Weather can change faster than British forecasts. That charming dusting of snow in January can become a proper blizzard by afternoon, stranding visitors who assumed Spanish weather meant perpetual sunshine. Summer storms arrive with theatrical suddenness, turning dry riverbeds into torrents within minutes. Check forecasts, carry water, and tell someone your walking plans—mobile coverage dies completely in the valleys surrounding the village.
The Unhurried Departure
Leaving Canredondo requires the same patience as arrival. The descent feels different; fields you'd barely noticed reveal their secrets when viewed from above. Wheat stubble creates golden mosaics. Irrigation channels draw perfect geometric lines across the landscape. Shepherd's paths connect fields like nervous systems, showing how this apparently empty country actually pulses with connection and routine.

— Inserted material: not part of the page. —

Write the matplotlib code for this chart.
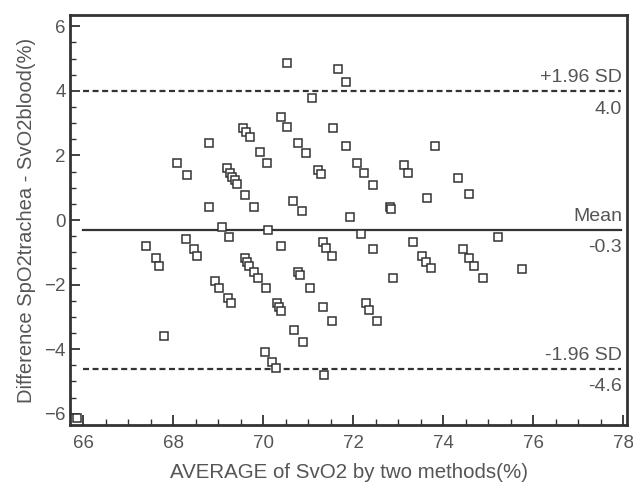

Some visitors stay an extra night, seduced by simplicity. Others depart relieved to return to proper coffee and conversation beyond agricultural weather commentary. Neither reaction matters much to Canredondo itself. The village simply continues its slow rhythm, wheat growing and being harvested, stones warming and cooling with seasons, silence settling each evening like a familiar blanket. At 1,160 metres, time moves differently—measured not in meetings or museum opening hours, but in the ancient agricultural calendar that created this landscape and these villages in the first place.
The road back to Madrid waits, of course. Civilisation, phone signal, and proper restaurants lie forty kilometres and two hours away. Between here and there stretches the Alcarria: empty, beautiful, and utterly indifferent to whether you understood its quiet message or simply passed through, slightly puzzled by a place that offers everything by providing almost nothing at all.